In a nutshell: the reality of what creates and reverses growth is the exact opposite of what the current right-wing, neo-liberal agenda has been espousing ever since its rise to power under Thatcher and Reagan in the eighties. Perhaps worst of all, the report showed evidence that the UK would have been 20 per cent better off if the gap between the rich and poor hadn’t widened since the eighties.

To those of us who have only just survived the credit crunch and recession, this evidence will be welcome, but hardly surprising. The surprising thing is how it took this long. To extend a metaphor, why didn’t we realise the patient had already died more than half a decade ago?

Didn’t anyone who is sane and have any common sense realise this was the case after the crash in 2008? Haven’t there been hundreds of thousands of people demonstrating on the streets about the abuses of bankers and the wealthiest 1 per cent? Haven’t we seen almost seven years of unprecedented economic woes because of this very reason – that the current system is bankrupt, in every sense of the word?
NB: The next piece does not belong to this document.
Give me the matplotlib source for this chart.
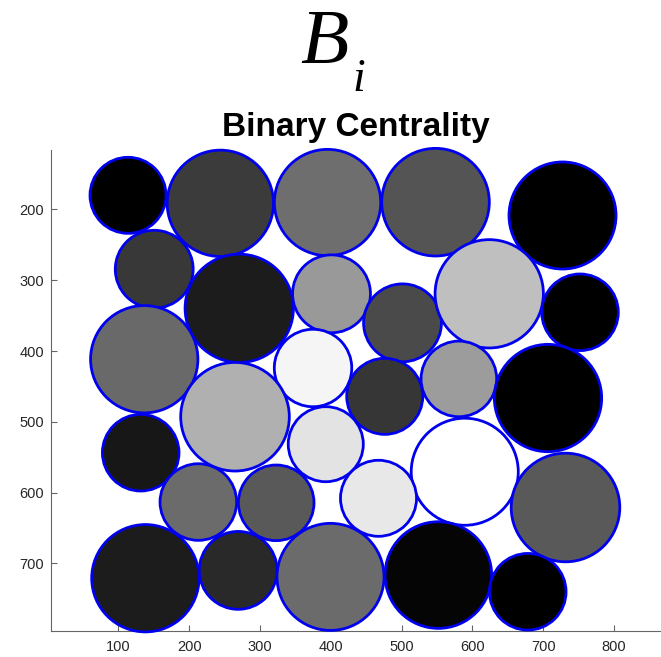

Why then have we spent such a long time ignoring the obvious? The answer is of course because the current economic philosophy benefits the all-powerful financial and business elite. But also, in this country at least, because David Cameron’s Conservative party got into power off the back of the 2008 crisis with the clever trick of rewriting the causes of that very crisis. And what did they blame? Prepare your (now factually justified) facepalm: they blamed it on too much state spending.

Before the 2008 crash the Tory strategy to get back into power had been to match the then-Labour government’s state spending and perhaps even further it. However, when the crash happened a sudden opportunity presented itself to demonise the over-bloated public sector and blame Labour‘s public spending for the economic downturn. Did it matter that evidence of the crash being caused by recklessly unrestricted banking practices was writ large over the whole world economy? Of course not, this was cheap trick politics, and it worked. The Tories got into power and we all bought into the narrative of austerity.

Now after five years of being forced to tighten our belts, we are finally waking up to what that narrative actually was. Thanks to the OECD report, we find that the very thing that the sacrifices of austerity were made to preserve – the growth of the economy – is the very thing they are destroying. Neo-liberal, laissez-faire capitalism extends inequality, we already knew that. But now we have the evidence that inequality harms, rather than encourages growth.

Like a sick patient being given the wrong drugs, it is the very thing we thought was curing us that is actually killing us. And all the while we are told to Keep Calm and Carry On taking our medicine by the government, to keep on swallowing the same old propaganda.

What new narrative will the Government spin now?